JOHN CLAY, PLAINTIFF IN ERROR
v.
ABRAHAM SMITH.

January Term, 1830

ERROR to the district court of the eastern district of Louisiana.

This case was argued at January term 1828, by Mr Livingston, and was held under advisement until this term; on the suggestion of counsel, and for information upon the law of the state of Louisiana, referred to in the opinion of the court.

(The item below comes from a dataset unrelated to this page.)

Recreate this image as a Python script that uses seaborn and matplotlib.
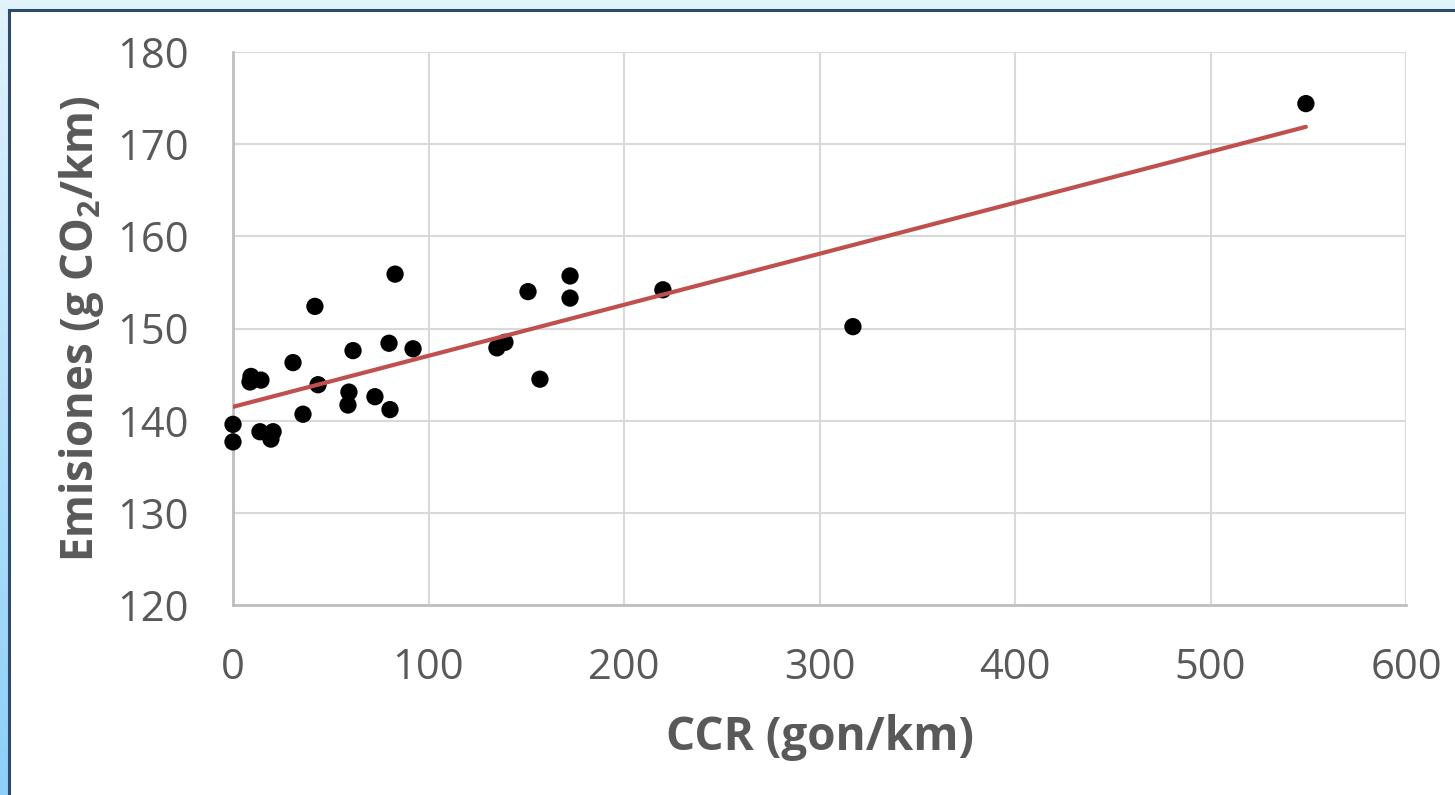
import numpy as np
import pandas as pd
import matplotlib
matplotlib.use("Agg")
import matplotlib.pyplot as plt
import seaborn as sns
from matplotlib.patches import Rectangle

# CCR (gon/km) vs emissions (g CO2/km)
ccr = [0, 0, 9.2, 8.7, 14.3, 13.8, 20.5, 19.4, 30.7, 35.8,
       41.9, 43.5, 59.3, 58.8, 61.4, 72.6, 79.8, 80.3, 82.9, 92.1,
       135.0, 139.1, 150.9, 157.0, 172.4, 172.4, 219.9, 317.1, 548.8]
emisiones = [139.6, 137.7, 144.8, 144.2, 144.4, 138.8, 138.8, 138.0, 146.3, 140.7,
             152.4, 143.9, 143.1, 141.7, 147.6, 142.6, 148.4, 141.2, 155.9, 147.8,
             147.9, 148.5, 154.0, 144.5, 155.7, 153.3, 154.2, 150.2, 174.4]

x_ticks = [0, 100, 200, 300, 400, 500, 600]
y_ticks = [120, 130, 140, 150, 160, 170, 180]

df = pd.DataFrame({"ccr": ccr, "emisiones": emisiones})

sns.set_theme(style="white")
plt.rcParams["font.family"] = ["Open Sans", "DejaVu Sans"]
plt.rcParams["mathtext.fontset"] = "custom"
plt.rcParams["mathtext.rm"] = "Open Sans:bold"
plt.rcParams["mathtext.bf"] = "Open Sans:bold"

fig = plt.figure(figsize=(14.55, 7.95), dpi=100)
fig.patch.set_facecolor("#e2f3fc")

# blue gradient strip on the left
bg = fig.add_axes([0, 0, 1, 1], zorder=-10)
grad = np.linspace(0, 1, 256).reshape(-1, 1)
bg.imshow(grad, aspect="auto", extent=[0, 1, 0, 1],
          cmap=matplotlib.colors.LinearSegmentedColormap.from_list("b", ["#e2f3fc", "#8ccff8"]))
bg.set_xlim(0, 1)
bg.set_ylim(0, 1)
bg.add_patch(Rectangle((9 / 1455, -0.1), 1.2, 1 - 10 / 795 + 0.1,
                       facecolor="white", edgecolor="#2c4a6e", linewidth=2.2))
bg.axis("off")

ax = fig.add_axes([233 / 1455, 1 - 605 / 795, (1406 - 233) / 1455, (605 - 52) / 795])
ax.set_facecolor("white")

sns.regplot(data=df, x="ccr", y="emisiones", ax=ax, ci=None,
            scatter_kws=dict(s=155, color="black", edgecolor="none", alpha=1,
                             zorder=3, clip_on=False),
            line_kws=dict(color="#c0504d", linewidth=3, zorder=4))

ax.set_xlim(0, 600)
ax.set_ylim(120, 180)
ax.set_xticks(x_ticks)
ax.set_yticks(y_ticks)
ax.grid(True, color="#d9d9d9", linewidth=1.5)
ax.set_axisbelow(True)
for s in ["top", "right"]:
    ax.spines[s].set_visible(False)
ax.spines["left"].set_color("#bfbfbf")
ax.spines["bottom"].set_color("#bfbfbf")
ax.spines["left"].set_linewidth(2)
ax.spines["bottom"].set_linewidth(2)
ax.tick_params(length=0, labelsize=30, labelcolor="#595959")
ax.tick_params(axis="y", pad=32)
ax.tick_params(axis="x", pad=30)

ax.set_xlabel("CCR (gon/km)", fontsize=33, fontweight="bold", color="#595959", labelpad=18)
ax.set_ylabel(r"Emisiones (g CO$_\mathbf{2}$/km)", fontsize=31.5, fontweight="bold",
              color="#595959", labelpad=8)

fig.savefig("out.png", dpi=100)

Mr Justice JOHNSON delivered the opinion of the Court.

1

This case comes up from the Louisiana district, by writ of error, to reverse a judgment obtained there by Smith vs. Clay.

2

Smith, is a citizen of Kentucky, and Clay, of Louisiana; and the action was brought to recover a debt incurred in the year 1808.

3

Clay’s defense rests upon the validity of a discharge obtained in a court of the state, under a law of the state, in the year 1811. The plea sets out his petition to the court; his surrender of his effects; the schedule of his debts, in which Smith’s debt is specified, as also the payment to him of ten per cent, the dividend declared by the assignees of the bankrupt; and the judgment of the court, rendered in pursuance of the consent of more than a majority of his creditors in number and amount, that he be discharged, ‘as well his person as his future effects, from all the claims of his creditors.’ The language of the plea is, ‘upon which said petition, the usual proceedings being had thereon, the said plaintiff and other creditors and said defendant being parties thereto, the said supreme court by their final decree pronounced in the premises, on the 15th of June 1811, declared the said defendant, as well his person as his subsequently acquired property and effects, for ever released from all claims, debts, and demands,’ &c. previously due.

4

This plea is demurred to, and thus the question is raised, whether Smith, by voluntarily making himself party to such proceedings, has not abandoned his extra-territorial immunity from the operation of the bankrupt laws of Louisiana.

5

We are of opinion that he did; and was bound by the decision of the state court to the same extent to which the citizens of that state were bound.

6

Judgment reversed.

7

Case remanded, with instructions to enter judgment for defendant there. And in consequence of the death of Clay, while the cause was held under advisement, that it be entered, nunc pro tunc, as on the first day of this term.

8

This cause came on to be heard on the transcript of the record from the district court of the United States for the district of Louisiana, and was argued by counsel; on consideration whereof, it is ordered and adjudged by this court, that the judgment of the said district court in this cause be, and the same is hereby reversed, and that the cause be, and the same is remanded to the said district court, with instructions to the said court to enter judgment for John Clay, the defendant in said court. And it is further ordered by the court, that in consequence of the death of the said Clay, while this cause was held under advisement, that judgment be entered, nunc pro tunc, as on the first day of this term.